As medical advancements and technology improves, so has our quality of life and life expectancy. The average Australian can now expect to live to their mid-eighties and if you're lucky, until 111 like Australia's oldest person, Dexter Kruger. Knowing this, factor in that if you retire at 67, your retirement savings may need to last you a minimum of 16 years and possibly up to 30 years and more. And to adjust your time horizon accordingly if you're retiring before you turn 67. Also, you should plan for the possibility of health issues as you age, and direct discretionary expenses previously allocated to hobbies and travelling towards healthcare expenses.
As mentioned earlier in the article, the best course of action during periods of market volatility is to tune out the noise of everyday headlines and staying the course. If the March 2020 volatility was too much for you to bear, perhaps your tolerance for market risk is not as high as you thought. Now would be a good time to reassess your risk tolerance and consider a tilt towards more defensive products such as bonds, to help protect your portfolio from the next inevitable dip.

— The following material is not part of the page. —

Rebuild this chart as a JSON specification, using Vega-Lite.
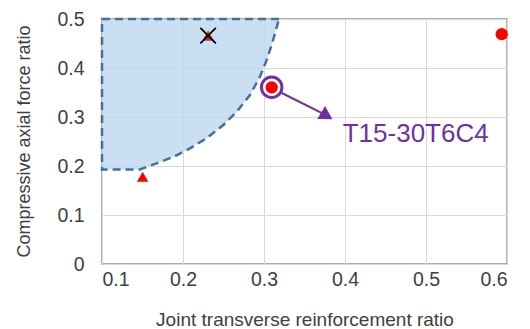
{
  "$schema": "https://vega.github.io/schema/vega-lite/v6.json",
  "autosize": {"type": "none"},
  "padding": {"left": 102, "top": 19, "right": 23, "bottom": 65},
  "width": 405,
  "height": 245,
  "background": "white",
  "config": {
    "view": {"stroke": "#595959", "strokeWidth": 1.3},
    "font": "Liberation Sans"
  },
  "datasets": {
    "zone": [
      {"x": 0.1, "y": 0.193, "k": 0},
      {"x": 0.147, "y": 0.193, "k": 1},
      {"x": 0.1675, "y": 0.2055, "k": 2},
      {"x": 0.19, "y": 0.22, "k": 3},
      {"x": 0.2086, "y": 0.236, "k": 4},
      {"x": 0.229, "y": 0.2565, "k": 5},
      {"x": 0.2498, "y": 0.2837, "k": 6},
      {"x": 0.2663, "y": 0.3108, "k": 7},
      {"x": 0.2827, "y": 0.3449, "k": 8},
      {"x": 0.295, "y": 0.3822, "k": 9},
      {"x": 0.3033, "y": 0.4163, "k": 10},
      {"x": 0.3107, "y": 0.4537, "k": 11},
      {"x": 0.3185, "y": 0.5, "k": 12}
    ],
    "outline": [
      {"x": 0.3185, "y": 0.5, "k": 0},
      {"x": 0.1, "y": 0.5, "k": 1},
      {"x": 0.1, "y": 0.193, "k": 2},
      {"x": 0.147, "y": 0.193, "k": 3},
      {"x": 0.1675, "y": 0.2055, "k": 4},
      {"x": 0.19, "y": 0.22, "k": 5},
      {"x": 0.2086, "y": 0.236, "k": 6},
      {"x": 0.229, "y": 0.2565, "k": 7},
      {"x": 0.2498, "y": 0.2837, "k": 8},
      {"x": 0.2663, "y": 0.3108, "k": 9},
      {"x": 0.2827, "y": 0.3449, "k": 10},
      {"x": 0.295, "y": 0.3822, "k": 11},
      {"x": 0.3033, "y": 0.4163, "k": 12},
      {"x": 0.3107, "y": 0.4537, "k": 13},
      {"x": 0.3185, "y": 0.5, "k": 14}
    ],
    "circles": [
      {"x": 0.3095, "y": 0.3606},
      {"x": 0.5935, "y": 0.469}
    ],
    "triangles": [
      {"x": 0.1502, "y": 0.178}
    ],
    "crossed": [
      {"x": 0.231, "y": 0.466}
    ],
    "highlight": [
      {"x": 0.3095, "y": 0.3606}
    ],
    "arrow": [
      {"x": 0.322, "y": 0.349, "k": 0},
      {"x": 0.371, "y": 0.3085, "k": 1}
    ],
    "head": [
      {"x": 0.3775, "y": 0.3025}
    ],
    "label": [
      {"x": 0.3972, "y": 0.2496, "text": "T15-30T6C4"}
    ]
  },
  "layer": [
    {
      "data": {"name": "zone"},
      "mark": {"type": "area", "color": "#BDD7EE", "opacity": 0.8, "clip": true},
      "encoding": {
        "x": {
          "field": "x", "type": "quantitative",
          "scale": {"domain": [0.1, 0.6], "nice": false, "zero": false},
          "axis": {
            "title": "Joint transverse reinforcement ratio",
            "values": [0.1, 0.2, 0.3, 0.4, 0.5, 0.6],
            "format": ".1f",
            "grid": true, "gridColor": "#D9D9D9", "gridWidth": 1,
            "domain": false, "ticks": false,
            "labelFontSize": 19.5, "labelColor": "#404040", "labelPadding": 6,
            "titleFontSize": 19, "titleFontWeight": "normal", "titleColor": "#404040",
            "titleY": 61, "titleBaseline": "alphabetic"
          }
        },
        "y": {
          "field": "y", "type": "quantitative",
          "scale": {"domain": [0, 0.5], "nice": false},
          "axis": {
            "title": "Compressive axial force ratio",
            "values": [0, 0.1, 0.2, 0.3, 0.4, 0.5],
            "labelExpr": "datum.value == 0 ? '0' : format(datum.value, '.1f')",
            "grid": true, "gridColor": "#D9D9D9", "gridWidth": 1,
            "domain": false, "ticks": false,
            "labelFontSize": 19.5, "labelColor": "#404040", "labelPadding": 18,
            "titleFontSize": 18, "titleFontWeight": "normal", "titleColor": "#404040",
            "titleX": -73, "titleY": 122, "titleAngle": -90,
            "titleAlign": "center", "titleBaseline": "alphabetic"
          }
        },
        "y2": {"datum": 0.5}
      }
    },
    {
      "data": {"name": "outline"},
      "mark": {"type": "line", "color": "#41719C", "strokeWidth": 2.5, "strokeDash": [8, 5], "clip": false},
      "encoding": {
        "x": {"field": "x", "type": "quantitative"},
        "y": {"field": "y", "type": "quantitative"},
        "order": {"field": "k", "type": "quantitative"}
      }
    },
    {
      "data": {"name": "triangles"},
      "mark": {"type": "point", "shape": "triangle-up", "filled": true, "color": "#FF0000", "size": 130, "opacity": 1},
      "encoding": {
        "x": {"field": "x", "type": "quantitative"},
        "y": {"field": "y", "type": "quantitative"}
      }
    },
    {
      "data": {"name": "crossed"},
      "mark": {"type": "point", "shape": "triangle-up", "filled": true, "color": "#D42A38", "size": 140, "opacity": 1},
      "encoding": {
        "x": {"field": "x", "type": "quantitative"},
        "y": {"field": "y", "type": "quantitative"}
      }
    },
    {
      "data": {"name": "crossed"},
      "mark": {"type": "point", "shape": "M-1,-1L1,1M1,-1L-1,1", "filled": false, "color": "#000000", "strokeWidth": 1.8, "size": 240, "opacity": 1},
      "encoding": {
        "x": {"field": "x", "type": "quantitative"},
        "y": {"field": "y", "type": "quantitative"}
      }
    },
    {
      "data": {"name": "arrow"},
      "mark": {"type": "line", "color": "#7030A0", "strokeWidth": 2},
      "encoding": {
        "x": {"field": "x", "type": "quantitative"},
        "y": {"field": "y", "type": "quantitative"},
        "order": {"field": "k", "type": "quantitative"}
      }
    },
    {
      "data": {"name": "head"},
      "mark": {"type": "point", "shape": "triangle-right", "filled": true, "color": "#7030A0", "size": 230, "angle": 31, "opacity": 1},
      "encoding": {
        "x": {"field": "x", "type": "quantitative"},
        "y": {"field": "y", "type": "quantitative"}
      }
    },
    {
      "data": {"name": "highlight"},
      "mark": {"type": "point", "shape": "circle", "filled": false, "fill": "white", "fillOpacity": 1, "color": "#7030A0", "strokeWidth": 3, "size": 420, "opacity": 1},
      "encoding": {
        "x": {"field": "x", "type": "quantitative"},
        "y": {"field": "y", "type": "quantitative"}
      }
    },
    {
      "data": {"name": "circles"},
      "mark": {"type": "point", "shape": "circle", "filled": true, "color": "#FF0000", "size": 150, "opacity": 1},
      "encoding": {
        "x": {"field": "x", "type": "quantitative"},
        "y": {"field": "y", "type": "quantitative"}
      }
    },
    {
      "data": {"name": "label"},
      "mark": {"type": "text", "align": "left", "baseline": "alphabetic", "fontSize": 26, "color": "#7030A0", "font": "Liberation Sans"},
      "encoding": {
        "x": {"field": "x", "type": "quantitative"},
        "y": {"field": "y", "type": "quantitative"},
        "text": {"field": "text"}
      }
    }
  ]
}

And if doing this on your own sounds too hard, consider seeking out the advice of a financial adviser. The value of a good financial adviser is most evident during periods of market volatility and not solely because of your portfolio returns. The emotional support provided during a period of anxiety is invaluable and should not be measured purely in dollar terms.
Finally, with the prospect of low yields and muted returns for the foreseeable future, it can be tempting to allocate more of your investment portfolio to equities, in a bid to meet your spending needs. But consider that you will be greatly elevating your portfolio risk at what is probably the most conservative phase of your investment journey. Instead of tilting your portfolio towards value stocks, perhaps consider the use of a total returns approach instead of relying on dividends to deliver income.
2020 rewarded disciplined investors for remaining invested in the financial markets despite troubling headlines and a challenging environment. It would be prudent to maintain this discipline and long-term focus for the years ahead.
The total returns approach
The alternative to an income-oriented strategy is the total returns approach, where a portfolio's asset allocation is set at a level that can sustainably support the spending required to meet those goals and encourages the use of capital returns when necessary.
It is a strategy that looks at all sources of return from your portfolio, both income and capital –first assessing an individual or household's goals and risk tolerance, and then setting the asset allocation at a level that can sustainably support the spending required to meet those goals.
Unlike an income-oriented strategy which generally utilises returns as income and preserves capital, the total-return approach encourages the use of capital returns when necessary.
During periods where the income yield of a portfolio falls below an investor's spending needs, the capital value of the portfolio can be spent to make up the shortfall. As long as the total return drawn from the portfolio doesn't exceed the sustainable spending rate over the long term, this approach can smooth out spending during the volatile periods for markets which inevitably occur.
Of course it may also require the discipline to reinvest a portion of the income yield during periods where the income generated by the portfolio is higher than the sustainable spending rate.
It should be noted that while capital returns - best represented by the price movement of shares - can be a volatile component of this strategy, taking a long-term view is paramount.